No mais ínfimo pormenor e seja sobre o que seja, quando intencionar algo mudar, tome cuidado: aprofunde quanto possível as implicações da mudança que quer produzir.
É interessante verificar quantas mudanças para melhor, desde logo provocam o pior e tantas vezes originam o caos.
Vou dar-lhe um exemplo e, ao mesmo tempo, evocar a ímpar e precavida inteligência de um dos maiores estadistas modernos de todos os tempos: António de Oliveira Salazar, o tal, que o regime político vigente agora em Portugal, sem rebate de consciência entre as urtigas do esquecimento, não vá o fantasma da honestidade começar a fazer "asneiras".
Aqui no nosso ora paíseco, o trànsito automóvel, desde sempre, flui obrigatoriamente à direita.
Em Moçambique, segundo o hábito inglês, o trànsito fazia-se pela esquerda.

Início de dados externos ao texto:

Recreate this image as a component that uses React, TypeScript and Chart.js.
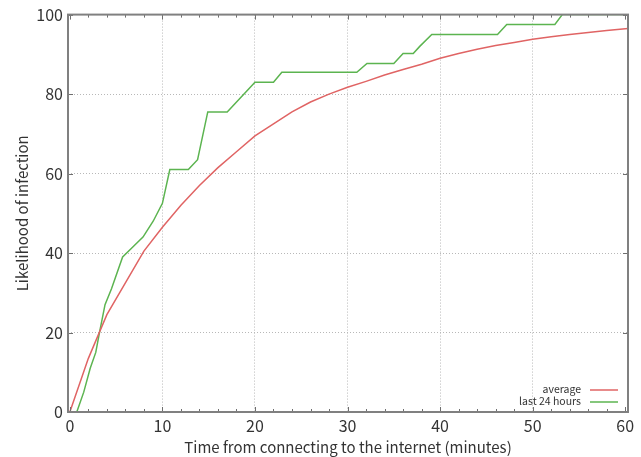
import React, { useEffect, useRef } from "react";
import { Chart, registerables } from "chart.js";

Chart.register(...registerables);

// ---- data ----
const seriesLabels = ["average", "last 24 hours"];
const seriesColors = ["#e06464", "#5cb450"];

const averageMinutes = [0, 2, 4, 6, 8, 10, 12, 14, 16, 18, 20, 22, 24, 26, 28, 30, 32, 34, 36, 38, 40, 42, 44, 46, 48, 50, 52, 54, 56, 58, 60.3];
const averageValues = [0, 13.5, 24.5, 32.5, 40.5, 46.5, 52, 57, 61.5, 65.5, 69.5, 72.5, 75.5, 78, 80, 81.7, 83.2, 84.8, 86.2, 87.5, 89, 90.2, 91.3, 92.2, 93, 93.8, 94.4, 95, 95.5, 96, 96.5];

const last24Minutes = [0.75, 1.5, 2.2, 2.8, 3.2, 3.8, 4.5, 5.7, 6.8, 7.9, 9, 10, 10.8, 12.8, 13.8, 14.9, 17, 20, 22, 22.9, 31, 32.1, 35, 36, 37.1, 37.8, 39.1, 46.2, 47.2, 52.4, 53.2, 60.3];
const last24Values = [0, 5, 11, 15, 20, 27, 31, 39, 41.5, 44, 48, 52.5, 61, 61, 63.5, 75.5, 75.5, 83, 83, 85.5, 85.5, 87.7, 87.7, 90.2, 90.2, 92, 95, 95, 97.5, 97.5, 100, 100];

const xTickValues = [0, 10, 20, 30, 40, 50, 60];
const yTickValues = [0, 20, 40, 60, 80, 100];
const xMinorStep = 2;

const xTitle = "Time from connecting to the internet (minutes)";
const yTitle = "Likelihood of infection";

const FONT = '"Noto Sans CJK JP", "Noto Sans", sans-serif';

const framePlugin = {
  id: "frameAndLegend",
  afterDatasetsDraw(chart: any) {
    const { ctx, chartArea: a, scales } = chart;
    const xs = scales.x;
    const ys = scales.y;
    ctx.save();
    // inward ticks
    ctx.strokeStyle = "#6e6e6e";
    ctx.lineWidth = 1;
    const xMin = xTickValues[0];
    const xMax = xTickValues[xTickValues.length - 1];
    for (let v = xMin; v <= xMax; v += xMinorStep) {
      const px = Math.round(xs.getPixelForValue(v)) + 0.5;
      const len = xTickValues.includes(v) ? 5 : 3;
      ctx.beginPath();
      ctx.moveTo(px, a.bottom);
      ctx.lineTo(px, a.bottom - len);
      ctx.moveTo(px, a.top);
      ctx.lineTo(px, a.top + len);
      ctx.stroke();
    }
    for (const v of yTickValues) {
      const py = Math.round(ys.getPixelForValue(v)) + 0.5;
      ctx.beginPath();
      ctx.moveTo(a.left, py);
      ctx.lineTo(a.left + 5, py);
      ctx.moveTo(a.right, py);
      ctx.lineTo(a.right - 5, py);
      ctx.stroke();
    }
    // frame
    ctx.strokeStyle = "#808080";
    ctx.lineWidth = 2;
    ctx.strokeRect(a.left, a.top, a.right - a.left, a.bottom - a.top);

    // legend
    ctx.font = `10.5px ${FONT}`;
    ctx.fillStyle = "#333333";
    ctx.textAlign = "right";
    ctx.textBaseline = "middle";
    seriesLabels.forEach((label, i) => {
      const y = a.bottom - 23 + i * 12;
      ctx.fillText(label, a.right - 47, y);
      ctx.strokeStyle = seriesColors[i];
      ctx.lineWidth = 1.5;
      ctx.beginPath();
      ctx.moveTo(a.right - 38, y + 1);
      ctx.lineTo(a.right - 10, y + 1);
      ctx.stroke();
    });
    ctx.restore();
  },
};

export default function App() {
  const canvasRef = useRef<HTMLCanvasElement | null>(null);

  useEffect(() => {
    if (!canvasRef.current) return;
    const chart = new Chart(canvasRef.current, {
      type: "line",
      data: {
        datasets: [
          {
            label: seriesLabels[0],
            data: averageMinutes.map((x, i) => ({ x, y: averageValues[i] })),
            borderColor: seriesColors[0],
            borderWidth: 1.5,
            pointRadius: 0,
            tension: 0,
            fill: false,
          },
          {
            label: seriesLabels[1],
            data: last24Minutes.map((x, i) => ({ x, y: last24Values[i] })),
            borderColor: seriesColors[1],
            borderWidth: 1.5,
            pointRadius: 0,
            tension: 0,
            fill: false,
          },
        ],
      },
      options: {
        animation: false,
        responsive: false,
        layout: { padding: { top: 13, right: 13, left: 0, bottom: 0 } },
        plugins: {
          legend: { display: false },
          tooltip: { enabled: false },
        },
        scales: {
          x: {
            type: "linear",
            min: -0.2,
            max: 60.3,
            afterFit: (s: any) => {
              s.height = 45;
            },
            afterBuildTicks: (s: any) => {
              s.ticks = xTickValues.map((v) => ({ value: v }));
            },
            ticks: {
              includeBounds: false,
              stepSize: 10,
              padding: 4,
              color: "#333333",
              font: { family: FONT, size: 16 },
              maxRotation: 0,
            },
            grid: {
              drawTicks: false,
              color: (c: any) =>
                c.tick && (c.tick.value === xTickValues[0] || c.tick.value === xTickValues[xTickValues.length - 1])
                  ? "rgba(0,0,0,0)"
                  : "#b8b8b8",
              lineWidth: 1,
            },
            border: { display: false, dash: [1, 2] },
            title: {
              display: true,
              text: xTitle,
              color: "#333333",
              font: { family: FONT, size: 15 },
              padding: { top: 0, bottom: 1 },
            },
          },
          y: {
            type: "linear",
            min: 0,
            max: 100,
            afterFit: (s: any) => {
              s.width = 68;
            },
            afterBuildTicks: (s: any) => {
              s.ticks = yTickValues.map((v) => ({ value: v }));
            },
            ticks: {
              stepSize: 20,
              padding: 5,
              color: "#333333",
              font: { family: FONT, size: 16 },
            },
            grid: {
              drawTicks: false,
              color: (c: any) =>
                c.tick && (c.tick.value === yTickValues[0] || c.tick.value === yTickValues[yTickValues.length - 1])
                  ? "rgba(0,0,0,0)"
                  : "#b8b8b8",
              lineWidth: 1,
            },
            border: { display: false, dash: [1, 2] },
            title: {
              display: true,
              text: yTitle,
              color: "#333333",
              font: { family: FONT, size: 15 },
              padding: { top: 13, bottom: 0 },
            },
          },
        },
      },
      plugins: [framePlugin],
    } as any);
    return () => chart.destroy();
  }, []);

  return (
    <div style={{ position: "fixed", left: 0, top: 0, width: 641, height: 457, background: "#ffffff" }}>
      <canvas ref={canvasRef} width={641} height={457} style={{ display: "block" }} />
    </div>
  );
}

Quando lá estive, muitíssimas vezes me ocorreu, transitando normalmente à esquerda, sem saber como, logo que num cruzamento tomava uma outra via, encontrar-me a conduzir pela direita. Tive um grave acidente por causa disso.
Quando regressei à metrópole, ao cabo de seis anos, de volta à antiga obrigatoriedade, espatifei o meu carro todo de encontro a outro. O acidente foi mesmo tão estúpido, que o outro condutor, irritado fora do limite, chamou-me todos os nomes do mundo e só não me agrediu, talvez, por verificar que eu teria uma envergadura superior.
Assim, num rápido saltinho para outra versão, como se hão-de classificar os mentores linguíticos que determinaram, por exemplo, que "facto" e "fato", em Portugal leva "c" e no Brasil não, tratando-se contudo da mesma língua, o tão belo idioma português? Será por causa do apêndicezinho reprodutor, o "c_ _ _ _ _ _"?...
É política entre politiqueiros que da função sequer sabem em que sítio deveras estão e de que óbvio assunto com efeito tratam. A cegueira exibicionista é tanta que de imediato ao alvo lençol chamam manta.
Salazar - quem era mais patriota e português do que ele? - no entanto, tão-só para evitar a morte desprevenidamente estúpida de outrem, prevendo as consequências de tão simples ambiguidade, quando lhe foi posta a questão do trànsito em inglês, terá dito aos proponentes da mudança, enquanto indeferia o diploma: - "Porque será que V.Exas, quando saírem deste gabinete, não recuam em face de mim tal e qual recuariam defronte à rainha inglesa?".
Se o meu caro Leitor, se der à pachorra de fazer um ensaiozinho entre "direita" e "esquerda", tomando em conta a era política que estamos a viver, constatará que os espertalhões que se habituaram a conduzir à esquerda, ou vice-versa, sempre que por causa da "máxima-causa-óbvia" mudam sub repticiamente de hábito, zás, pum, há logo uma série de estúpidos desastres.
Esta croniqueta acaba com uma interrogaçãozinha: o que é que acontece logo que colocamos os nossos objectos de uso corrente fora do seu habitual lugar? Bem, a pergunta refere-se apenas a uma só pessoa. Imaginemos milhões de pessoas e a diversidade interminável de situações, sejam elas de ordem material ou espiritual.